Ich bin mir auch sicher, dass die meisten Partnerschaften da eine gute Lösung finden werden, damit die Ernährung die Beziehung nicht dauerhaft belastet. Man verliebt sich ja auch nunmal nicht in die Ernährung eines Menschen sondern in die Person selbst – deswegen bin ich zuversichtlich, dass man immer eine Lösung finden kann, die für beide Seiten in Ordnung ist.
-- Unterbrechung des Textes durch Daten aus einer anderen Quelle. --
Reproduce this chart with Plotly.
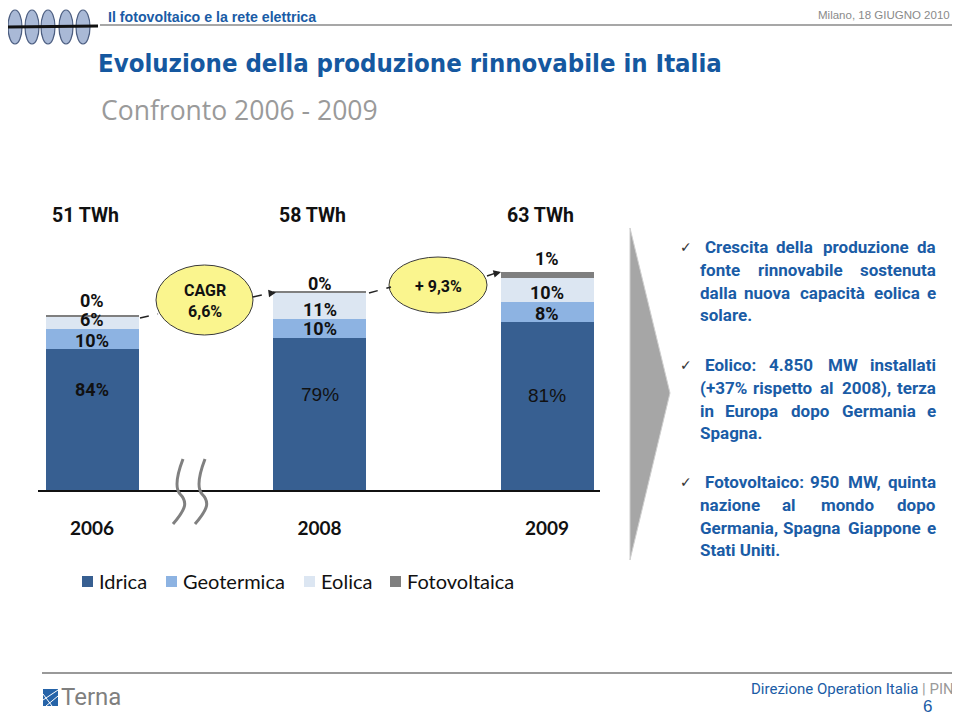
import plotly.graph_objects as go

# the page body adds an 8px margin, so the figure is 952x708 placed at (8, 8)
OFF = 8
W, H = 960 - OFF, 716 - OFF

# ---------------- data ----------------
years = ["2006", "2008", "2009"]
x_pos = [0, 1, 2]
totals_label = ["51 TWh", "58 TWh", "63 TWh"]
idrica = [41.2, 44.4, 49.1]        # TWh
geotermica = [5.8, 5.6, 5.8]
eolica = [3.5, 7.6, 7.0]
fotovoltaica = [0.6, 0.6, 1.7]
idrica_pct = ["84%", "79%", "81%"]
geo_pct = ["10%", "10%", "8%"]
eol_pct = ["6%", "11%", "10%"]
foto_pct = ["0%", "0%", "1%"]
growth_labels = ["CAGR<br>6,6%", "+ 9,3%"]
series_names = ["Idrica", "Geotermica", "Eolica", "Fotovoltaica"]
series_colors = ["#375F91", "#8DB3E2", "#DCE6F2", "#7F7F7F"]

bullet_lines = [
    ["Crescita della produzione da", "fonte rinnovabile sostenuta",
     "dalla nuova capacità eolica e", "solare."],
    ["Eolico:  4.850 MW installati", "(+37% rispetto al 2008), terza",
     "in Europa dopo Germania e", "Spagna."],
    ["Fotovoltaico:  950 MW, quinta", "nazione al mondo dopo",
     "Germania, Spagna Giappone e", "Stati Uniti."],
]

# ---------------- helpers ----------------
COND = "Roboto, DejaVu Sans Condensed, sans-serif"
TITLEF = "DejaVu Sans Condensed, Roboto, sans-serif"
SANS = "Liberation Sans, Arial, Helvetica, sans-serif"
LEGF = "Lato, Open Sans, sans-serif"
BLUE = "#1A5CA6"


def PX(x):
    return (x - OFF) / W


def PY(y):
    return 1 - (y - OFF) / H


BASE_PX = 490.0
PX_PER_TWH = 3.42
X_SCALE = 227.5          # pixels per category step
X_LEFT, X_RIGHT = 38.0, 600.0
r0 = -(92.0 - X_LEFT) / X_SCALE
r1 = r0 + (X_RIGHT - X_LEFT) / X_SCALE

fig = go.Figure()
for name, vals, col in zip(series_names, [idrica, geotermica, eolica, fotovoltaica], series_colors):
    fig.add_trace(go.Bar(
        x=x_pos, y=vals, name=name, marker=dict(color=col, line=dict(width=0)),
        width=93 / X_SCALE, hovertemplate="%{y:.1f} TWh<extra>" + name + "</extra>",
    ))

ann = []
shapes = []


def txt(x, y, t, font, xa="center", ya="middle", xref="paper", **kw):
    d = dict(x=x, y=y, xref=xref, yref="paper", text=t, showarrow=False,
             xanchor=xa, yanchor=ya, font=font)
    d.update(kw)
    ann.append(d)


BOLD = lambda s, c="#111": dict(family=COND, size=s, color=c, weight="bold")

# ---------- bar labels ----------
lbl_rows = [
    (foto_pct, [300, 283, 258]),
    (eol_pct, [320, 309, 292]),
    (geo_pct, [340, 328, 314]),
]
for texts, ys in lbl_rows:
    for i, t in enumerate(texts):
        txt(x_pos[i], PY(ys[i]), t, BOLD(18), xref="x")
idr_y = [389, 394, 395]
for i, t in enumerate(idrica_pct):
    f = BOLD(18) if i == 0 else dict(family=SANS, size=19, color="#111")
    txt(x_pos[i], PY(idr_y[i]), t, f, xref="x")
for i, t in enumerate(totals_label):
    txt(x_pos[i], PY(216), t, BOLD(19.5), xref="x", xshift=-7)

# ---------- growth ellipses ----------
ell = [(156, 265, 253, 335), (389, 257, 487, 313)]
for (x0, y0, x1, y1), t in zip(ell, growth_labels):
    shapes.append(dict(type="circle", xref="paper", yref="paper", x0=PX(x0), x1=PX(x1),
                       y0=PY(y1), y1=PY(y0), fillcolor="#FAF58E",
                       line=dict(color="#3a3a3a", width=1), layer="above"))
    txt(PX((x0 + x1) / 2), PY((y0 + y1) / 2 + 1), t, BOLD(16))

dash_lines = [((140, 318), (158, 314)), ((253, 297), (271, 293)),
              ((369, 293), (391, 287)), ((487, 276), (496, 273))]
for (a, b) in dash_lines:
    shapes.append(dict(type="line", xref="paper", yref="paper", x0=PX(a[0]), y0=PY(a[1]),
                       x1=PX(b[0]), y1=PY(b[1]), line=dict(color="#222", width=1.5, dash="dash")))
for tip, tail in [((276, 292.5), (268, 293.5)), ((501, 272), (493, 274))]:
    ann.append(dict(x=PX(tip[0]), y=PY(tip[1]), xref="paper", yref="paper", text="",
                    showarrow=True, ax=tail[0] - tip[0], ay=tail[1] - tip[1],
                    arrowhead=2, arrowsize=1, arrowwidth=1.5, arrowcolor="#222"))

# ---------- axis break ----------
for dx in (0, 22):
    p = [(183, 459), (178, 472), (174, 487), (180, 494), (188, 502), (186, 509), (173, 524)]
    p = [(x + dx, y) for x, y in p]
    path = "M %f,%f C %f,%f %f,%f %f,%f C %f,%f %f,%f %f,%f" % tuple(
        v for (x, y) in p for v in (PX(x), PY(y)))
    shapes.append(dict(type="path", xref="paper", yref="paper", path=path,
                       line=dict(color="#808080", width=3)))

# ---------- big grey arrow ----------
arrow_pts = [(630, 228), (670, 393), (630, 560)]
shapes.append(dict(type="path", xref="paper", yref="paper",
                   path="M " + " L ".join("%f,%f" % (PX(x), PY(y)) for x, y in arrow_pts) + " Z",
                   fillcolor="#A6A6A6", line=dict(color="#CFCFCF", width=1)))

# ---------- custom legend ----------
leg_sq_x = [82, 166, 304, 390]
for name, col, sx in zip(series_names, series_colors, leg_sq_x):
    shapes.append(dict(type="rect", xref="paper", yref="paper", x0=PX(sx), x1=PX(sx + 11),
                       y0=PY(587), y1=PY(576), fillcolor=col, line=dict(width=0)))
    txt(PX(sx + 15), PY(581), name, dict(family=LEGF, size=20, color="#111"), xa="left")

# ---------- right text (justified by words) ----------
RB = {  # Roboto Bold advance widths (em)
    'a': .546, 'b': .561, 'c': .523, 'd': .563, 'e': .531, 'f': .35, 'g': .563, 'h': .553, 'i': .244,
    'j': .239, 'k': .512, 'l': .244, 'm': .876, 'n': .553, 'o': .57, 'p': .561, 'q': .568, 'r': .345,
    's': .516, 't': .33, 'u': .552, 'v': .493, 'w': .743, 'x': .503, 'y': .488, 'z': .497, 'à': .546,
    'C': .651, 'E': .567, 'F': .556, 'G': .683, 'M': .874, 'S': .61, 'U': .654, 'W': .876,
    '.': .27, ',': .218, ':': .248, '(': .349, ')': .351, '+': .549, '%': .73,
}
FS = 17


def wwidth(word):
    return sum(RB.get(c, .562) for c in word) * FS


RIGHT_EDGE = 938
for bi, lines in enumerate(bullet_lines):
    y0 = [247, 365, 482][bi]
    txt(PX(686), PY(y0), "✓", dict(family="DejaVu Sans", size=14, color="#333"))
    for li, line in enumerate(lines):
        y = y0 + li * 22.8
        left = 703 if li == 0 else 698
        words = line.split()
        font = BOLD(FS, BLUE)
        if li == len(lines) - 1 or len(words) == 1:
            txt(PX(left), PY(y), line, font, xa="left")
            continue
        ws = [wwidth(w) for w in words]
        gap = (RIGHT_EDGE - left - sum(ws)) / (len(words) - 1)
        cur = left
        for wi, (w, wd) in enumerate(zip(words, ws)):
            if wi == 0:
                xa, xx = "left", cur
            elif wi == len(words) - 1:
                xa, xx = "right", RIGHT_EDGE
            else:
                xa, xx = "center", cur + wd / 2
            txt(PX(xx), PY(y), w, font, xa=xa)
            cur += wd + gap

# ---------- header ----------
shapes.append(dict(type="line", xref="paper", yref="paper", x0=PX(100), x1=PX(953),
                   y0=PY(25), y1=PY(25), line=dict(color="#8a8a8a", width=1.5)))
for cx in [15, 32, 48, 66, 83]:
    shapes.append(dict(type="circle", xref="paper", yref="paper", x0=PX(cx - 7), x1=PX(cx + 7),
                       y0=PY(44), y1=PY(10), fillcolor="#A9B9D6",
                       line=dict(color="#4B5D80", width=1.2)))
shapes.append(dict(type="line", xref="paper", yref="paper", x0=PX(8), x1=PX(98),
                   y0=PY(27), y1=PY(26), line=dict(color="#111", width=3), layer="above"))
txt(PX(107), 1, "Il fotovoltaico e la rete elettrica",
    dict(family=SANS, size=14.2, color=BLUE, weight="bold"), xa="left", ya="top", borderpad=0)
txt(PX(951), 1, "Milano, 18 GIUGNO 2010",
    dict(family=SANS, size=11.5, color="#8a8a8a"), xa="right", ya="top", borderpad=0)
txt(PX(96), PY(63), "Evoluzione della produzione rinnovabile in Italia",
    dict(family=TITLEF, size=25.5, color="#1558A0", weight="bold"), xa="left")
txt(PX(99), PY(110), "Confronto 2006 - 2009",
    dict(family="Open Sans", size=26.5, color="#9A9A9A"), xa="left")

# ---------- footer ----------
shapes.append(dict(type="line", xref="paper", yref="paper", x0=PX(42), x1=PX(952),
                   y0=PY(673), y1=PY(673), line=dict(color="#999", width=2)))
shapes.append(dict(type="rect", xref="paper", yref="paper", x0=PX(43), x1=PX(58),
                   y0=PY(706), y1=PY(689), fillcolor="#2563A8", line=dict(width=0)))
for (a, b) in [((43, 700), (58, 690)), ((46, 706), (58, 696)), ((43, 694), (52, 706))]:
    shapes.append(dict(type="line", xref="paper", yref="paper", x0=PX(a[0]), y0=PY(a[1]),
                       x1=PX(b[0]), y1=PY(b[1]), line=dict(color="white", width=1)))
txt(PX(59), PY(697), "Terna", dict(family="Roboto", size=24, color="#7F7F7F"), xa="left")
txt(PX(956), PY(689), "Direzione Operation Italia <span style='color:#9a9a9a'>| PIN</span>",
    dict(family="Roboto", size=15, color=BLUE), xa="right")
txt(PX(927), PY(706), "6", dict(family=SANS, size=17, color=BLUE))

fig.update_layout(
    width=W, height=H, margin=dict(l=0, r=0, t=0, b=0),
    paper_bgcolor="white", plot_bgcolor="white",
    barmode="stack", bargap=0,
    showlegend=False,
    xaxis=dict(domain=[PX(X_LEFT), PX(X_RIGHT)], range=[r0, r1], tickvals=x_pos, ticktext=years,
               showline=True, linecolor="#111", linewidth=1.5, ticks="", showgrid=False,
               zeroline=False, ticklabelstandoff=20, fixedrange=True,
               tickfont=dict(family=LEGF, size=19, color="#111", weight="bold")),
    yaxis=dict(domain=[PY(BASE_PX), 1], range=[0, (BASE_PX - OFF) / PX_PER_TWH], visible=False,
               fixedrange=True),
    annotations=ann, shapes=shapes,
)

fig.write_html("out.html")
Bei uns hat es wie gesagt besonders gut geklappt, da ich meinem Partner immer ein veganes Gericht angeboten habe und er selbst entscheiden konnte, ob er dazu etwas Tierisches braucht. So hat er viele neue Lebensmittel kennengelernt und inzwischen ist sein Lieblingsgericht beispielsweise auch ein veganes Gericht. Deswegen kann ich wirklich nur empfehlen, immer wieder neue Gerichte anzubieten, aber auch immer wieder Gerichte zu wiederholen – denn die Geschmacksnerven müssen sich ja auch erstmal umstellen. Vielleicht probiert dein Partner die Gerichte zumindest und stellt dann überrascht fest, dass eine vegane Ernährung wirklich lecker sein kann und der omnivoren Ernährung in nichts nachsteht.

Würde ich nochmal eine Beziehung zu einem Nicht-Veganer eingehen?

Die Frage ist natürlich nur hypothetisch, da ich mir mit meiner Wahl ziemlich sicher bin 🙂 Aber ich würde die Frage auf jeden Fall bejahen! Denn ich kann an meinem Partner miterleben, dass ein Essverhalten nicht in Stein gemeißelt ist und Menschen sich auch verändern können. Ich würde der Person also immer zumindest eine Chance geben und schauen, ob er sich mit dem Thema auseinandersetzen möchte und nicht völlig empathielos ist.


Das soll es an dieser Stelle auch gewesen sein. Ich hoffe, ich konnte dir mit meinen Erfahrungen weiterhelfen. In der nächsten Woche geht es dann um den Umgang mit Konflikten im eigenen Umfeld, wenn deine Familie und Freunde der veganen Ernährung kritisch gegenüberstehen. Bis dann!